At the upscale “thrift” store here, the prices are similar to what one pays for a new product. The affluent “slum” it, for a good cause, because shopping at that “thrift” store seems more an act of publicly displayed charity, than an act of good sense. That manager of that store was actually offended, when I would not pay $5 for an old, empty, four litre jar with a rusty metal lid. I walked out, offended myself by the price, and the expectation of cheerful acceptance of that price for the sake of “charity”; I bought a similar jar new; the new jar cost four dollars.

Shopping in the “Malibu of the North” has a nightmarish quality to it.


I can’t sit out for long either because of the bugs.
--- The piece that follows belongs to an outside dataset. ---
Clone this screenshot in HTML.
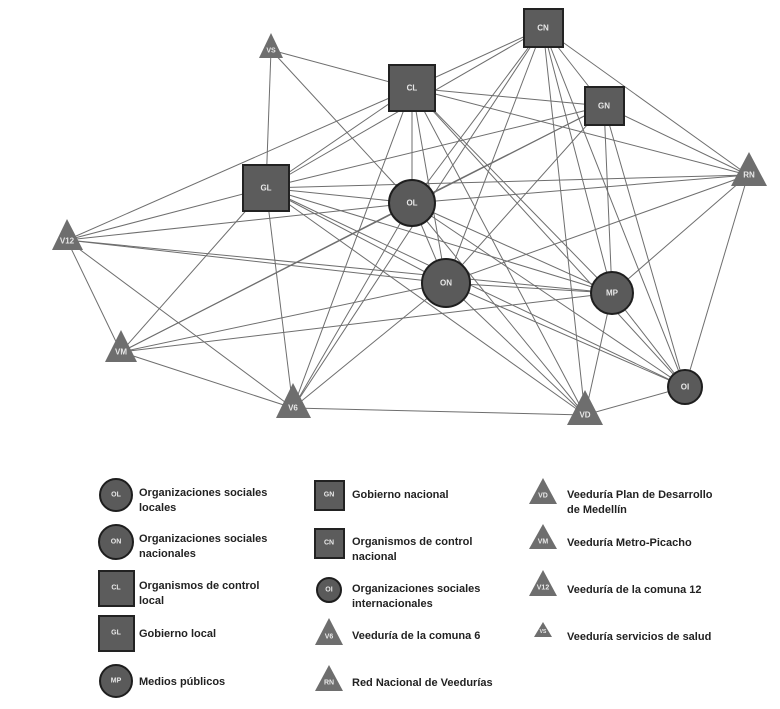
<!DOCTYPE html>
<html><head><meta charset="utf-8"><style>
html,body{margin:0;padding:0;background:#fff;}
svg{display:block}
.lab{font-family:"Liberation Sans",sans-serif;font-weight:bold;fill:#e8e8e8;text-anchor:middle;dominant-baseline:central}
.lt{font-family:"Liberation Sans",sans-serif;font-size:11px;font-weight:bold;fill:#222}
</style></head><body>
<svg width="780" height="709" viewBox="0 0 780 709" xmlns="http://www.w3.org/2000/svg">
<g stroke="#6e6e6e" stroke-width="1" fill="none">
<!-- VS -->
<line x1="271" y1="50" x2="412" y2="88"/><line x1="271" y1="50" x2="266" y2="188"/><line x1="271" y1="50" x2="412" y2="203"/>
<!-- CL -->
<line x1="412" y1="88" x2="67" y2="240"/><line x1="412" y1="88" x2="266" y2="188"/><line x1="412" y1="88" x2="293" y2="408"/>
<line x1="412" y1="88" x2="412" y2="203"/><line x1="412" y1="88" x2="446" y2="283"/><line x1="412" y1="88" x2="612" y2="293"/>
<line x1="412" y1="88" x2="585" y2="415"/><line x1="412" y1="88" x2="685" y2="387"/><line x1="412" y1="88" x2="543" y2="28"/>
<line x1="412" y1="88" x2="604" y2="106"/><line x1="412" y1="88" x2="748" y2="175"/>
<!-- GL -->
<line x1="266" y1="188" x2="67" y2="240"/><line x1="266" y1="188" x2="121" y2="352"/><line x1="266" y1="188" x2="293" y2="408"/>
<line x1="266" y1="188" x2="412" y2="203"/><line x1="266" y1="188" x2="446" y2="283"/><line x1="266" y1="188" x2="612" y2="293"/>
<line x1="266" y1="188" x2="585" y2="415"/><line x1="266" y1="188" x2="685" y2="387"/><line x1="266" y1="188" x2="543" y2="28"/>
<line x1="266" y1="188" x2="604" y2="106"/><line x1="266" y1="188" x2="748" y2="175"/>
<!-- V12 -->
<line x1="67" y1="240" x2="412" y2="203"/><line x1="67" y1="240" x2="446" y2="283"/><line x1="67" y1="240" x2="612" y2="293"/>
<line x1="67" y1="240" x2="121" y2="352"/><line x1="67" y1="240" x2="293" y2="408"/>
<!-- VM -->
<line x1="121" y1="352" x2="412" y2="203"/><line x1="121" y1="352" x2="446" y2="283"/><line x1="121" y1="352" x2="612" y2="293"/>
<line x1="121" y1="352" x2="293" y2="408"/><line x1="121" y1="352" x2="604" y2="106"/>
<!-- V6 -->
<line x1="293" y1="408" x2="412" y2="203"/><line x1="293" y1="408" x2="446" y2="283"/><line x1="293" y1="408" x2="585" y2="415"/>
<line x1="293" y1="408" x2="543" y2="28"/>
<!-- OL -->
<line x1="412" y1="203" x2="543" y2="28"/><line x1="412" y1="203" x2="604" y2="106"/><line x1="412" y1="203" x2="748" y2="175"/>
<line x1="412" y1="203" x2="446" y2="283"/><line x1="412" y1="203" x2="612" y2="293"/><line x1="412" y1="203" x2="585" y2="415"/>
<line x1="412" y1="203" x2="685" y2="387"/>
<!-- ON -->
<line x1="446" y1="283" x2="543" y2="28"/><line x1="446" y1="283" x2="604" y2="106"/><line x1="446" y1="283" x2="748" y2="175"/>
<line x1="446" y1="283" x2="612" y2="293"/><line x1="446" y1="283" x2="585" y2="415"/><line x1="446" y1="283" x2="685" y2="387"/>
<!-- CN -->
<line x1="543" y1="28" x2="604" y2="106"/><line x1="543" y1="28" x2="748" y2="175"/><line x1="543" y1="28" x2="612" y2="293"/>
<line x1="543" y1="28" x2="685" y2="387"/><line x1="543" y1="28" x2="585" y2="415"/>
<!-- GN -->
<line x1="604" y1="106" x2="748" y2="175"/><line x1="604" y1="106" x2="612" y2="293"/><line x1="604" y1="106" x2="685" y2="387"/>
<!-- MP RN VD OI -->
<line x1="612" y1="293" x2="748" y2="175"/><line x1="612" y1="293" x2="585" y2="415"/><line x1="612" y1="293" x2="685" y2="387"/>
<line x1="748" y1="175" x2="685" y2="387"/><line x1="585" y1="415" x2="685" y2="387"/>
</g>
<!-- squares -->
<g fill="#5c5c5c" stroke="#222" stroke-width="2">
<rect x="389" y="65" width="46" height="46"/>
<rect x="524" y="9" width="39" height="38"/>
<rect x="585" y="87" width="39" height="38"/>
<rect x="243" y="165" width="46" height="46"/>
</g>
<g fill="#5a5a5a" stroke="#1e1e1e" stroke-width="2">
<circle cx="412" cy="203" r="23"/>
<circle cx="446" cy="283" r="24"/>
<circle cx="612" cy="293" r="21"/>
<circle cx="685" cy="387" r="17"/>
</g>
<g fill="#6e6e6e">
<polygon points="271,33 259,58 283,58"/>
<polygon points="749,152 731,186 767,186"/>
<polygon points="67,219 52,250 83,250"/>
<polygon points="121,330 105,362 137,362"/>
<polygon points="293,383 276,418 311,418"/>
<polygon points="585,390 567,425 603,425"/>
</g>
<g class="lab" font-size="8">
<text x="412" y="88">CL</text><text x="543" y="28">CN</text><text x="604" y="106">GN</text><text x="266" y="188">GL</text>
<text x="412" y="203">OL</text><text x="446" y="283">ON</text><text x="612" y="293">MP</text><text x="685" y="387">OI</text>
<text x="271" y="51" font-size="7">VS</text><text x="749" y="175">RN</text><text x="67" y="241">V12</text>
<text x="121" y="352">VM</text><text x="293" y="408">V6</text><text x="585" y="415">VD</text>
</g>
<!-- legend icons -->
<g fill="#5a5a5a" stroke="#1e1e1e" stroke-width="2">
<circle cx="116" cy="495" r="16"/><circle cx="116" cy="542" r="17"/><circle cx="116" cy="681" r="16"/><circle cx="329" cy="590" r="12"/>
</g>
<g fill="#5c5c5c" stroke="#222" stroke-width="2">
<rect x="99" y="571" width="35" height="35"/><rect x="99" y="616" width="35" height="35"/>
<rect x="315" y="481" width="29" height="29"/><rect x="315" y="529" width="29" height="29"/>
</g>
<g fill="#6e6e6e">
<polygon points="329,618 315,645 343,645"/><polygon points="329,665 315,691 343,691"/>
<polygon points="543,478 529,504 557,504"/><polygon points="543,524 529,549 557,549"/>
<polygon points="543,570 529,596 557,596"/><polygon points="543,622 534,637 552,637"/>
</g>
<g class="lab" font-size="7">
<text x="116" y="495">OL</text><text x="116" y="542">ON</text><text x="116" y="588">CL</text><text x="116" y="633">GL</text><text x="116" y="681">MP</text>
<text x="329" y="495">GN</text><text x="329" y="543">CN</text><text x="329" y="590">OI</text><text x="329" y="637">V6</text><text x="329" y="683">RN</text>
<text x="543" y="496">VD</text><text x="543" y="542">VM</text><text x="543" y="588">V12</text><text x="543" y="632" font-size="5">VS</text>
</g>
<g class="lt">
<text x="139" y="496">Organizaciones sociales</text><text x="139" y="511">locales</text>
<text x="139" y="542">Organizaciones sociales</text><text x="139" y="557">nacionales</text>
<text x="139" y="589">Organismos de control</text><text x="139" y="604">local</text>
<text x="139" y="637">Gobierno local</text>
<text x="139" y="685">Medios públicos</text>
<text x="352" y="498">Gobierno nacional</text>
<text x="352" y="545">Organismos de control</text><text x="352" y="560">nacional</text>
<text x="352" y="592">Organizaciones sociales</text><text x="352" y="607">internacionales</text>
<text x="352" y="639">Veeduría de la comuna 6</text>
<text x="352" y="686">Red Nacional de Veedurías</text>
<text x="567" y="498">Veeduría Plan de Desarrollo</text><text x="567" y="513">de Medellín</text>
<text x="567" y="546">Veeduría Metro-Picacho</text>
<text x="567" y="593">Veeduría de la comuna 12</text>
<text x="567" y="640">Veeduría servicios de salud</text>
</g>
</svg>
</body></html>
They drive me bananas. They also hitch a ride on the backs of the dogs when I let them in and then they fly around the room all evening, me with fly swatter in hand batting wildly about for hours.

I do understand that we must coexist with the smaller creatures of the earth, but if they just wouldn’t want to get so up close and personal with me. Give me some space!
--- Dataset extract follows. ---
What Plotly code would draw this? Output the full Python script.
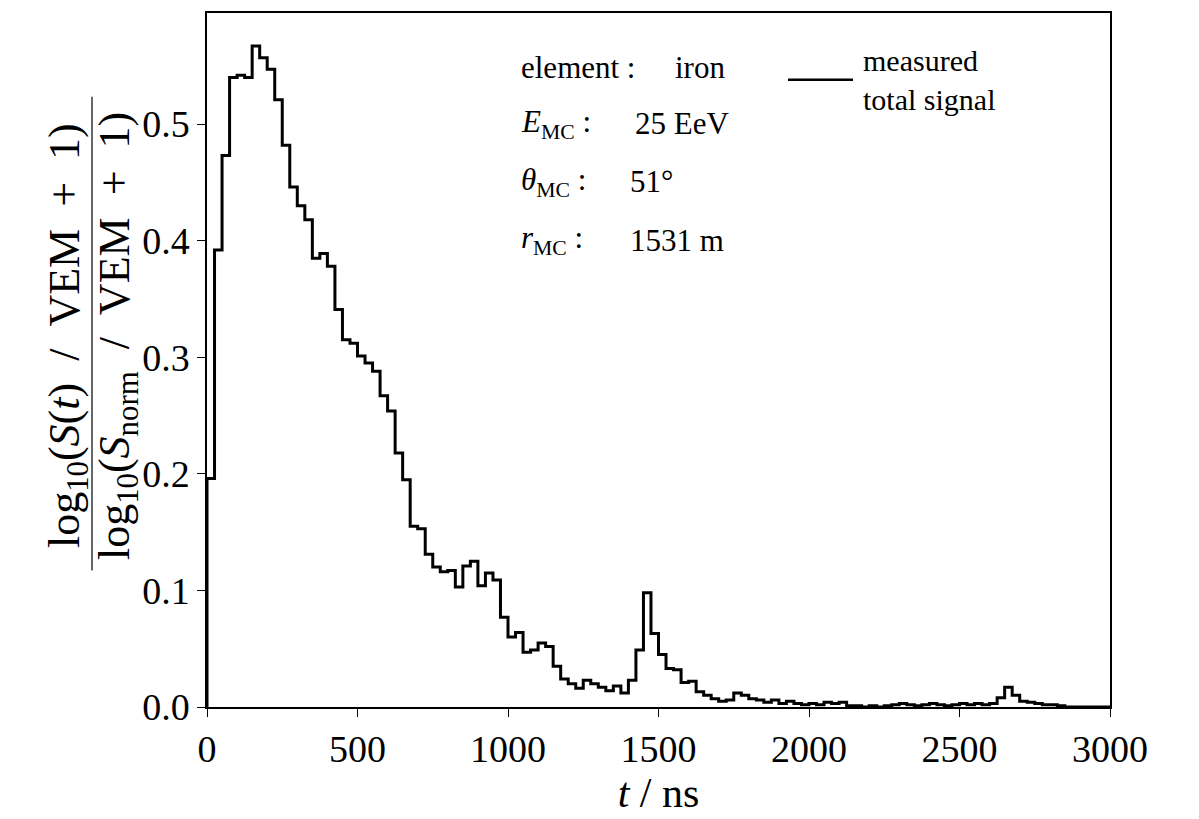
import numpy as np
import plotly.graph_objects as go

# Binned time trace of the measured total signal (25 ns bins, 0 - 3000 ns)
bin_width_ns = 25
t_max_ns = 3000
signal_ratio = [
    0.196, 0.392, 0.473, 0.540, 0.542, 0.540, 0.567, 0.557, 0.547, 0.521,
    0.482, 0.446, 0.430, 0.418, 0.385, 0.389, 0.378, 0.341, 0.315, 0.312,
    0.301, 0.295, 0.288, 0.267, 0.254, 0.218, 0.195, 0.155, 0.153, 0.131,
    0.120, 0.116, 0.117, 0.103, 0.121, 0.125, 0.104, 0.115, 0.109, 0.077,
    0.060, 0.064, 0.047, 0.049, 0.055, 0.052, 0.035, 0.024, 0.020, 0.016,
    0.023, 0.020, 0.017, 0.014, 0.018, 0.012, 0.023, 0.049, 0.098, 0.063,
    0.045, 0.033, 0.032, 0.021, 0.022, 0.013, 0.010, 0.007, 0.005, 0.006,
    0.012, 0.010, 0.007, 0.006, 0.004, 0.006, 0.003, 0.005, 0.003, 0.002,
    0.003, 0.002, 0.004, 0.003, 0.004, 0.001, 0.001, 0.000, 0.001, 0.000,
    0.001, 0.002, 0.003, 0.002, 0.001, 0.002, 0.003, 0.002, 0.001, 0.002,
    0.003, 0.002, 0.003, 0.002, 0.003, 0.008, 0.017, 0.010, 0.005, 0.004,
    0.003, 0.002, 0.002, 0.001, 0.000, 0.000, 0.000, 0.000, 0.000, 0.000,
]

x_ticks = [0, 500, 1000, 1500, 2000, 2500, 3000]
y_ticks = [0.0, 0.1, 0.2, 0.3, 0.4, 0.5]

info_labels = ["element :", "<i>E</i><sub>MC</sub>&nbsp;:", "<i>θ</i><sub>MC</sub>&nbsp;:",
               "<i>r</i><sub>MC</sub>&nbsp;:"]
info_values = ["iron", "25 EeV", "51°", "1531 m"]
legend_label = "measured<br>total signal"

SP = "&nbsp;&nbsp;"
numerator = f"log<sub>10</sub>(<i>S</i>(<i>t</i>){SP}/{SP}VEM{SP}+{SP}1)"
denominator = f"log<sub>10</sub>(<i>S</i><sub>norm</sub>{SP}/{SP}VEM{SP}+{SP}1)"

# ---------------------------------------------------------------------------
W, H = 1199, 819
L, R, T, B = 207, 1110, 11, 707  # plot area in pixels
FONT = "Liberation Serif"


def px(x):
    return (x - L) / (R - L)


def py(y):
    return (B - y) / (B - T)


edges = np.arange(0, t_max_ns + bin_width_ns, bin_width_ns)
x_step = [0.0] + list(edges[:-1]) + [t_max_ns, t_max_ns]
y_step = [0.0] + list(signal_ratio) + [signal_ratio[-1], 0.0]

fig = go.Figure()
fig.add_trace(go.Scatter(
    x=x_step, y=y_step, mode="lines", line_shape="hv",
    line=dict(color="black", width=3), showlegend=False,
    name="measured total signal",
))

y_top = max(signal_ratio) * 1.05

axis_common = dict(
    showgrid=False, zeroline=False, ticks="outside", ticklen=8, tickwidth=1.2,
    tickcolor="black", showline=True, linecolor="black", linewidth=1.5,
    mirror=True, tickfont=dict(family=FONT, size=38, color="black"),
)

fig.update_layout(
    width=W, height=H,
    margin=dict(l=L, r=W - R, t=T, b=H - B),
    paper_bgcolor="white", plot_bgcolor="white",
    xaxis=dict(range=[0, t_max_ns], tickvals=x_ticks,
               title=dict(text="<i>t</i> / ns", standoff=6,
                          font=dict(family=FONT, size=42, color="black")),
               **axis_common),
    yaxis=dict(range=[0, y_top], tickvals=y_ticks,
               ticktext=[f"{v:.1f}" for v in y_ticks],
               **axis_common),
)

# y-axis label drawn as a stacked fraction
frac_y = py(335)
fig.add_annotation(x=px(67), y=frac_y, xref="paper", yref="paper", text=numerator,
                   textangle=-90, showarrow=False, xanchor="center", yanchor="middle",
                   font=dict(family=FONT, size=44, color="black"))
fig.add_annotation(x=px(117), y=frac_y, xref="paper", yref="paper", text=denominator,
                   textangle=-90, showarrow=False, xanchor="center", yanchor="middle",
                   font=dict(family=FONT, size=44, color="black"))
fig.add_shape(type="line", xref="paper", yref="paper",
              x0=px(92), x1=px(92), y0=py(95), y1=py(570),
              line=dict(color="black", width=1.2))

# event description
row_y = [66, 122, 180, 239]
value_x = [673, 633, 628, 628]
for lab, val, yy, vx in zip(info_labels, info_values, row_y, value_x):
    fig.add_annotation(x=px(519), y=py(yy), xref="paper", yref="paper", text=lab,
                       showarrow=False, xanchor="left", yanchor="middle",
                       font=dict(family=FONT, size=31, color="black"))
    fig.add_annotation(x=px(vx), y=py(yy), xref="paper", yref="paper", text=val,
                       showarrow=False, xanchor="left", yanchor="middle",
                       font=dict(family=FONT, size=31, color="black"))

# legend entry
fig.add_shape(type="line", xref="paper", yref="paper",
              x0=px(788), x1=px(853), y0=py(78), y1=py(78),
              line=dict(color="black", width=2.6))
fig.add_annotation(x=px(861), y=py(40), xref="paper", yref="paper", text=legend_label,
                   showarrow=False, xanchor="left", yanchor="top", align="left",
                   font=dict(family=FONT, size=30, color="black"))

fig.write_html("out.html")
I feel like we live in the country here with all the flora and fauna around our neighborhood, but just down the street and up one block is a major city shopping area and hoards of civilization, crime, sirens, fire trucks, all the things that make city people want to go live in the country…


Bex, it sounds like you enjoy the best of both worlds where you are, beautiful yard, accessible shopping. And also the worst of both worlds, the bugs! and the urban noise and activity!

ava south

We have mosquitoes here too but the county flies planes over during the worst of it. Don’t know what kind of stuff they drop on us. I live in a quiet neighborhood and go to the Goodwill thrift store once in a while. I also donate my “outgrown ” clothes to them. I can’t imagine having to live among spoiled affluent “citiots.


Ava, I love a good thrift store. My coworker and I exchanged info on the best ones, which are an hour or more drive. Worth it though, for a day of good shopping!